INSTRUCTIONS FOR THE TASK
Reproduce exactly the lines below, from the first one through the line containing "W, H = 709, 1165", and omit any pictures.

— start of RECORDS TO PROCESS —

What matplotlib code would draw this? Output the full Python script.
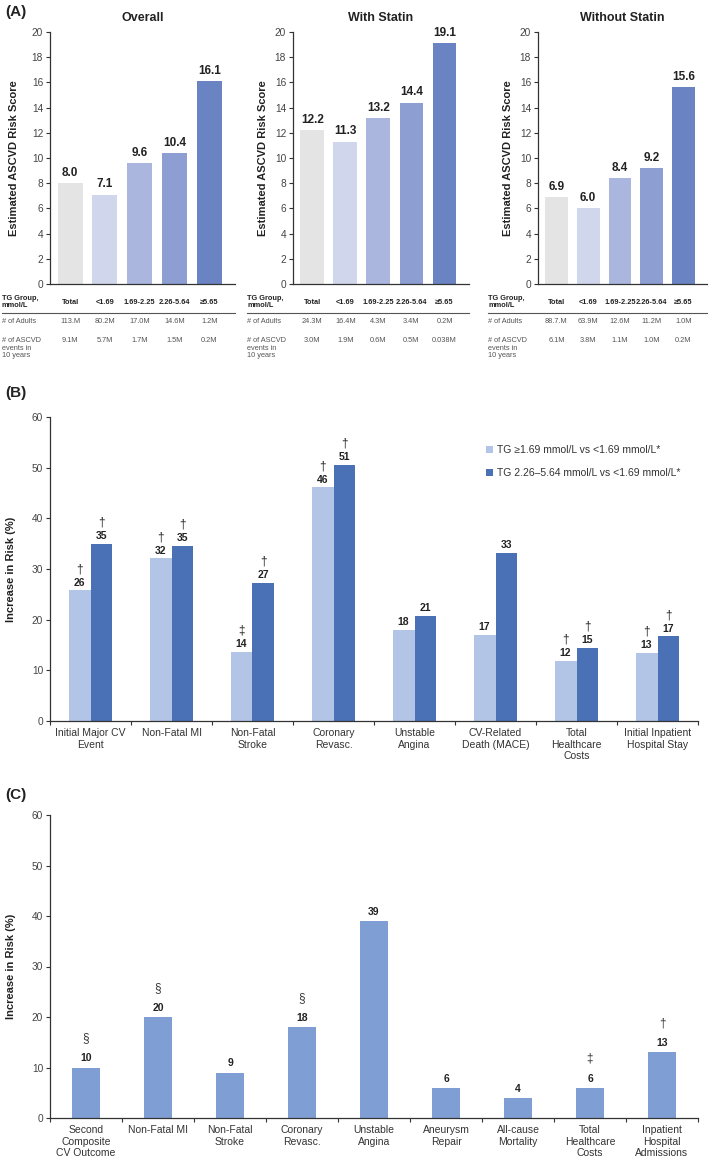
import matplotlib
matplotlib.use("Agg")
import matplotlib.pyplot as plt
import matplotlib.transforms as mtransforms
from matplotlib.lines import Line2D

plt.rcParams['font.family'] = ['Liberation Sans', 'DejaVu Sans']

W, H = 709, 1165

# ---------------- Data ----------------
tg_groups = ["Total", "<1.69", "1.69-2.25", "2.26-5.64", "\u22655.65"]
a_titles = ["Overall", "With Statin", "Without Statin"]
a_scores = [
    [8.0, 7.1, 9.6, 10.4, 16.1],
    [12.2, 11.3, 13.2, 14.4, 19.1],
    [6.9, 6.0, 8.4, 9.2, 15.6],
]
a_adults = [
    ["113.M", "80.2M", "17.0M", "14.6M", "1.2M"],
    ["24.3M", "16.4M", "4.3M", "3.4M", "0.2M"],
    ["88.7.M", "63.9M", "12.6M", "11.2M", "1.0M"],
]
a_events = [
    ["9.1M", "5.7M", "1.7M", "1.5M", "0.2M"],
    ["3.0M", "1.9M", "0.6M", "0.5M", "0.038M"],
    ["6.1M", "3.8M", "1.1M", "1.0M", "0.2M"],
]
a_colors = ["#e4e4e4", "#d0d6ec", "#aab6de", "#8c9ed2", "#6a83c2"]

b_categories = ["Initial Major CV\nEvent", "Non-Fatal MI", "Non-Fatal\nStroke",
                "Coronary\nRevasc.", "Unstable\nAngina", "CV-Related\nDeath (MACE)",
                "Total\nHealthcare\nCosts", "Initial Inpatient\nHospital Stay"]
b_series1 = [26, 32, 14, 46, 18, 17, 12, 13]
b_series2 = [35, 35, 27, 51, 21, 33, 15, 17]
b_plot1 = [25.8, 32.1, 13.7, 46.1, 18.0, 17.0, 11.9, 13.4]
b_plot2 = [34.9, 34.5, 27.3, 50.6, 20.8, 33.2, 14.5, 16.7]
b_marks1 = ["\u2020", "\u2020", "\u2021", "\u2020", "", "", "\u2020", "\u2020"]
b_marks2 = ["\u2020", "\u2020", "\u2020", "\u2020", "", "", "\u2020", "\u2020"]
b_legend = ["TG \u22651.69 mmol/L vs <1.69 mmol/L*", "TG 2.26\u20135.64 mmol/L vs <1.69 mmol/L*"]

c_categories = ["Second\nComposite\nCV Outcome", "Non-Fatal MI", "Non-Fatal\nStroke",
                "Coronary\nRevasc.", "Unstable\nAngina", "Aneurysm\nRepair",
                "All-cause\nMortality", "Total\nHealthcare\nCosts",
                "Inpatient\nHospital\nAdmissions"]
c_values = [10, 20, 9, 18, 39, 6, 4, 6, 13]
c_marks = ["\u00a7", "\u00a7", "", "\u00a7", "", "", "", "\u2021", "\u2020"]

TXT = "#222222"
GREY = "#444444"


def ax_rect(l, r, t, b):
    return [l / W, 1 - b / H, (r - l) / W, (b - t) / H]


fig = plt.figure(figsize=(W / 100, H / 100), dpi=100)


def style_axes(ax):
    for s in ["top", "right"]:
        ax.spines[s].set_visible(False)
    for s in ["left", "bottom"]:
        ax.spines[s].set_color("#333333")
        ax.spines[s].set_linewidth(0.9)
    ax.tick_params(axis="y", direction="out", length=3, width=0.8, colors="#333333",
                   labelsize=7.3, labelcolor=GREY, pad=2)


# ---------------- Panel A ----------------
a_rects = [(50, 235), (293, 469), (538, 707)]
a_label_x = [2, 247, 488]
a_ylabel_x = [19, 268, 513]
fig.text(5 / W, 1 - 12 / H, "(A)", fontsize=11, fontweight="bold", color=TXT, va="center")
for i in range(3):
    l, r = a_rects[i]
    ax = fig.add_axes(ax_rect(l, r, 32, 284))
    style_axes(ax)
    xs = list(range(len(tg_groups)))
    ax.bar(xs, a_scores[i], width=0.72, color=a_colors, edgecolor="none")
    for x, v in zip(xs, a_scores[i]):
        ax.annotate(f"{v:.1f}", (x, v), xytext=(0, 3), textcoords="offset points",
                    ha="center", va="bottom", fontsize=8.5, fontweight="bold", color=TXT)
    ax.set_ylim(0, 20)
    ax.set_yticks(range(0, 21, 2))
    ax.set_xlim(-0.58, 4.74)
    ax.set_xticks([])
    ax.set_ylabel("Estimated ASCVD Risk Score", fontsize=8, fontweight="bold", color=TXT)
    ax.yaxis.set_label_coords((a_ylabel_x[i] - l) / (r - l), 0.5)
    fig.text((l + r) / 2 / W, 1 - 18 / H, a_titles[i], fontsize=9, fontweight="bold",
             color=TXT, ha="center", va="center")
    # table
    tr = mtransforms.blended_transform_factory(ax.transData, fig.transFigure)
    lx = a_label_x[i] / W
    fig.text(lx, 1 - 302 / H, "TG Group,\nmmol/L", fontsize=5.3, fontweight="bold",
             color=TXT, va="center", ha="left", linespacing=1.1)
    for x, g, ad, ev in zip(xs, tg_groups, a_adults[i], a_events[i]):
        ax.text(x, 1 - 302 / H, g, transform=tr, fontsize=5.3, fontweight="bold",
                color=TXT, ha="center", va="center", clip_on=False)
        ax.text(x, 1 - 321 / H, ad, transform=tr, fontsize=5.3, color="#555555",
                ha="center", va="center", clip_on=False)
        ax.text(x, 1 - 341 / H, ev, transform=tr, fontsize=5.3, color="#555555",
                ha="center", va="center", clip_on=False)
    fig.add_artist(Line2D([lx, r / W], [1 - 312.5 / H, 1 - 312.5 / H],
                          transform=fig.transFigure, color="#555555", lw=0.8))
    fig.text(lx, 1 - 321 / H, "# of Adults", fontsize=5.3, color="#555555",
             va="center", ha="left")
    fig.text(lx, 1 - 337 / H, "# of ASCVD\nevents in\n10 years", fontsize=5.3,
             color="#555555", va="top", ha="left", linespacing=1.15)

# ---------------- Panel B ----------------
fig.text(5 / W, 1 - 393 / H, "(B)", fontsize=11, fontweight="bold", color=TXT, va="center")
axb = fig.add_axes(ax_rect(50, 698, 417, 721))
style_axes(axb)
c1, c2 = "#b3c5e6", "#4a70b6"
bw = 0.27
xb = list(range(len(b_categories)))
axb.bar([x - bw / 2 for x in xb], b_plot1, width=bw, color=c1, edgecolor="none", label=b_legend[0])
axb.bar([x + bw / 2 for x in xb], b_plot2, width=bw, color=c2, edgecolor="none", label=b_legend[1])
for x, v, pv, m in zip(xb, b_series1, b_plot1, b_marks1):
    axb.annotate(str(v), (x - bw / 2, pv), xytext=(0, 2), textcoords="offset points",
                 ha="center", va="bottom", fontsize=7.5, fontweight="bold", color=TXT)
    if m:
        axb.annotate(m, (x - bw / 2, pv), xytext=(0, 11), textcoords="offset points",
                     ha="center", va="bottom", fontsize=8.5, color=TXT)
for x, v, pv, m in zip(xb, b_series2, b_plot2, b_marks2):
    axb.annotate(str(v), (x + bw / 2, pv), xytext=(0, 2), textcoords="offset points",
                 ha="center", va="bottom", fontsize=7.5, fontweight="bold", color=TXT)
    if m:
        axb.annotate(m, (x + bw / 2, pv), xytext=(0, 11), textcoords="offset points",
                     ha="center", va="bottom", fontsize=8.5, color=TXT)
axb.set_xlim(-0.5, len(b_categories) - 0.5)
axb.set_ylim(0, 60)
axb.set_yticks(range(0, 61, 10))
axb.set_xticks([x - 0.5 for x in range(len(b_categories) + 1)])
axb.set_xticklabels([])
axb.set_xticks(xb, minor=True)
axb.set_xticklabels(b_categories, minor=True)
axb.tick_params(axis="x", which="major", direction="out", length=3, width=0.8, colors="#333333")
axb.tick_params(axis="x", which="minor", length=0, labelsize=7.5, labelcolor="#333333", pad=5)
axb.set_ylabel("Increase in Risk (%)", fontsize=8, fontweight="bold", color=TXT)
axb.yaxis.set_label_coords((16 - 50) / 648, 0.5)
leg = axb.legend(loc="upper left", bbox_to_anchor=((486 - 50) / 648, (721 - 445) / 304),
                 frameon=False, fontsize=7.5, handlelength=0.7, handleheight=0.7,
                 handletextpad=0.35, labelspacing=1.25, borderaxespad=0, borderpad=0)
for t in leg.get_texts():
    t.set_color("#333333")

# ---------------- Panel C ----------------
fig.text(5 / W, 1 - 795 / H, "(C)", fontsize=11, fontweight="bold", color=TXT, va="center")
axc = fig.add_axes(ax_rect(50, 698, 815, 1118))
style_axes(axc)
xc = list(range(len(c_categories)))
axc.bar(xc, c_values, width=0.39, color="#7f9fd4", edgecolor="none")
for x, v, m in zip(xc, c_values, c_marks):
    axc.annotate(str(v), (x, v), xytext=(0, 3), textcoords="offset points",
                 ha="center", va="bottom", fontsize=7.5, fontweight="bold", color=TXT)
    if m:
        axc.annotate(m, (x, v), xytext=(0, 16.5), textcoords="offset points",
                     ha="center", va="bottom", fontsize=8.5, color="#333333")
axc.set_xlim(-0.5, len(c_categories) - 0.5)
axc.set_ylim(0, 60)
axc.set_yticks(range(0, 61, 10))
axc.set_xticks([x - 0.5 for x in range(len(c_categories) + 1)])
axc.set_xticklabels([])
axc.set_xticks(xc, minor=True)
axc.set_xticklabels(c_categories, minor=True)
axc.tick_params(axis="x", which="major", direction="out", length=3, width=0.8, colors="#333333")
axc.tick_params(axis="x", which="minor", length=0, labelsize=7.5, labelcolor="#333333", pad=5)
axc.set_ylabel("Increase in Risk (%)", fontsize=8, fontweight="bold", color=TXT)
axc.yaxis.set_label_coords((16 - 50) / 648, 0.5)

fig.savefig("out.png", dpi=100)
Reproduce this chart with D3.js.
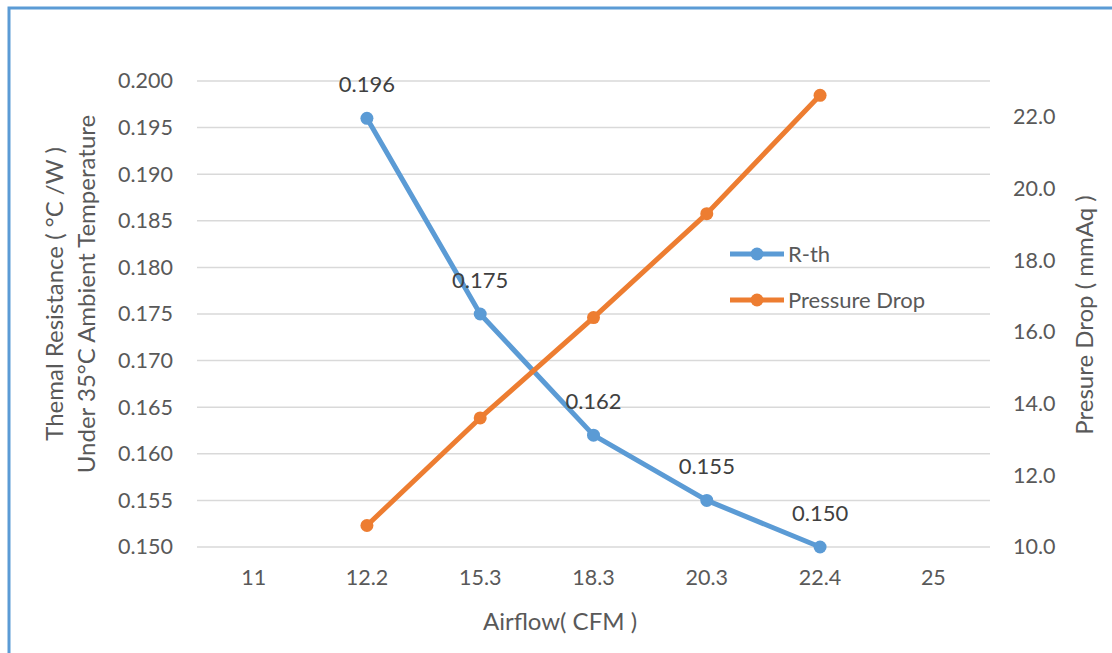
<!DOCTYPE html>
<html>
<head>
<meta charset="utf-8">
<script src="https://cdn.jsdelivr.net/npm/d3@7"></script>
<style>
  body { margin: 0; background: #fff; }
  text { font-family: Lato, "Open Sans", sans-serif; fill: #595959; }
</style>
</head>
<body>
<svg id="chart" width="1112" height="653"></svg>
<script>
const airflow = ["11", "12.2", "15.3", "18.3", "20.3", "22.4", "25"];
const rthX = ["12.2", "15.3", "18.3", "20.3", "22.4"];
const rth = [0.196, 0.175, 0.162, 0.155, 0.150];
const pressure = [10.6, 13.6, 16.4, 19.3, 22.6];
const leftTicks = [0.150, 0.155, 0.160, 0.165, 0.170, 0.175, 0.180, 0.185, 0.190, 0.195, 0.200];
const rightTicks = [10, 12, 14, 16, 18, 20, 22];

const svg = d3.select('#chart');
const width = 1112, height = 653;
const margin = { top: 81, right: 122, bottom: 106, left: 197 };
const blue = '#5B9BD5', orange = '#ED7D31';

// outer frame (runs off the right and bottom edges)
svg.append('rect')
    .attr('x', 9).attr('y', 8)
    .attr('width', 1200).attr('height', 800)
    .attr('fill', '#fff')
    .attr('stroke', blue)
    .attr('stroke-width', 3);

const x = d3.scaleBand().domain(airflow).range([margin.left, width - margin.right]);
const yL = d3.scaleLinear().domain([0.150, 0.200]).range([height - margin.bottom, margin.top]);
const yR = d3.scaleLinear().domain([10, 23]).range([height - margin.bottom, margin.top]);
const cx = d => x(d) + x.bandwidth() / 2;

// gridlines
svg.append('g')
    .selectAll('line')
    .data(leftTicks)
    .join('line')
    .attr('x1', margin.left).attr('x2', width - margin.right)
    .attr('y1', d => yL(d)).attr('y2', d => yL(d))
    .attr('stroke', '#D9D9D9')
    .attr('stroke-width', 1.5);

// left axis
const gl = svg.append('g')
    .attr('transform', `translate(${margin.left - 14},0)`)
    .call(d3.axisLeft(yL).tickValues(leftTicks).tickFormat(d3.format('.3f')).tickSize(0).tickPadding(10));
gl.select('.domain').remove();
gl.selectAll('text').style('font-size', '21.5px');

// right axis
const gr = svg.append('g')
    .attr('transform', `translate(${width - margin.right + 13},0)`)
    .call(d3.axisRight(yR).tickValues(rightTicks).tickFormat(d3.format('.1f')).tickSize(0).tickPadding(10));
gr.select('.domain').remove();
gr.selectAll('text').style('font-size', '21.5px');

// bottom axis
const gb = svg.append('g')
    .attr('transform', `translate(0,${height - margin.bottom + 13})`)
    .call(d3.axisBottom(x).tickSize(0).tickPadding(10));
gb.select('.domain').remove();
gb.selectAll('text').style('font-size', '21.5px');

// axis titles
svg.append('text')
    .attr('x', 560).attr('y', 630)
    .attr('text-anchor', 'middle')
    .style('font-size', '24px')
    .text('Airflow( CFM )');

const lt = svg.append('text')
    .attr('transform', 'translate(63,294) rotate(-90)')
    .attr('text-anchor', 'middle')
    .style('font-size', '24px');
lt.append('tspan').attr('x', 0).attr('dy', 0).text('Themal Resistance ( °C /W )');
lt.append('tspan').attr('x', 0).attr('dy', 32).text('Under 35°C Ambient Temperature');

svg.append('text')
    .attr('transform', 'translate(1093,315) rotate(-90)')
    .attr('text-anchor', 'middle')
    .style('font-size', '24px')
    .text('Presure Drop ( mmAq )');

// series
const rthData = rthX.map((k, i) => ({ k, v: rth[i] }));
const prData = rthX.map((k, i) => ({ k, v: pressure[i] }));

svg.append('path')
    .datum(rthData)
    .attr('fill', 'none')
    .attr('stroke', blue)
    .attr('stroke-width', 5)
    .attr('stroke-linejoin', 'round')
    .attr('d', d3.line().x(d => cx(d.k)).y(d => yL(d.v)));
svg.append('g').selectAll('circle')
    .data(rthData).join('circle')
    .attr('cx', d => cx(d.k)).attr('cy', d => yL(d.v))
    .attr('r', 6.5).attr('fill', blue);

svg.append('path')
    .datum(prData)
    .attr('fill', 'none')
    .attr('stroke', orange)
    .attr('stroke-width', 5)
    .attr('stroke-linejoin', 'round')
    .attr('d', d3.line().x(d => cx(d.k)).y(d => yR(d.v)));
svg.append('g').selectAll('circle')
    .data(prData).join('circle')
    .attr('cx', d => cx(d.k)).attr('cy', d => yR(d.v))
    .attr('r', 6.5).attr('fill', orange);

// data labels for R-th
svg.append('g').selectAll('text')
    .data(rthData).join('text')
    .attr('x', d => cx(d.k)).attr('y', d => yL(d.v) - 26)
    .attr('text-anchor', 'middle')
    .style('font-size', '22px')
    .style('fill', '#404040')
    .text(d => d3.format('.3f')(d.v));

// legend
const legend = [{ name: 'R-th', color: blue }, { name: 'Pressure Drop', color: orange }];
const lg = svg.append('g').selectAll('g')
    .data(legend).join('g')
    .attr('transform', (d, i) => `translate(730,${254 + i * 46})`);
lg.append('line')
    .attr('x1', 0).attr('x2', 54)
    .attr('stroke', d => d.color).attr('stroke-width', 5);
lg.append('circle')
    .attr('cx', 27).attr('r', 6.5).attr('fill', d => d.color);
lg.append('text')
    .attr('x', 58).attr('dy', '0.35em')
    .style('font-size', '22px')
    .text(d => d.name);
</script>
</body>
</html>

— end of RECORDS TO PROCESS —

CORRECT RESPONSE
What matplotlib code would draw this? Output the full Python script.
import matplotlib
matplotlib.use("Agg")
import matplotlib.pyplot as plt
import matplotlib.transforms as mtransforms
from matplotlib.lines import Line2D

plt.rcParams['font.family'] = ['Liberation Sans', 'DejaVu Sans']

W, H = 709, 1165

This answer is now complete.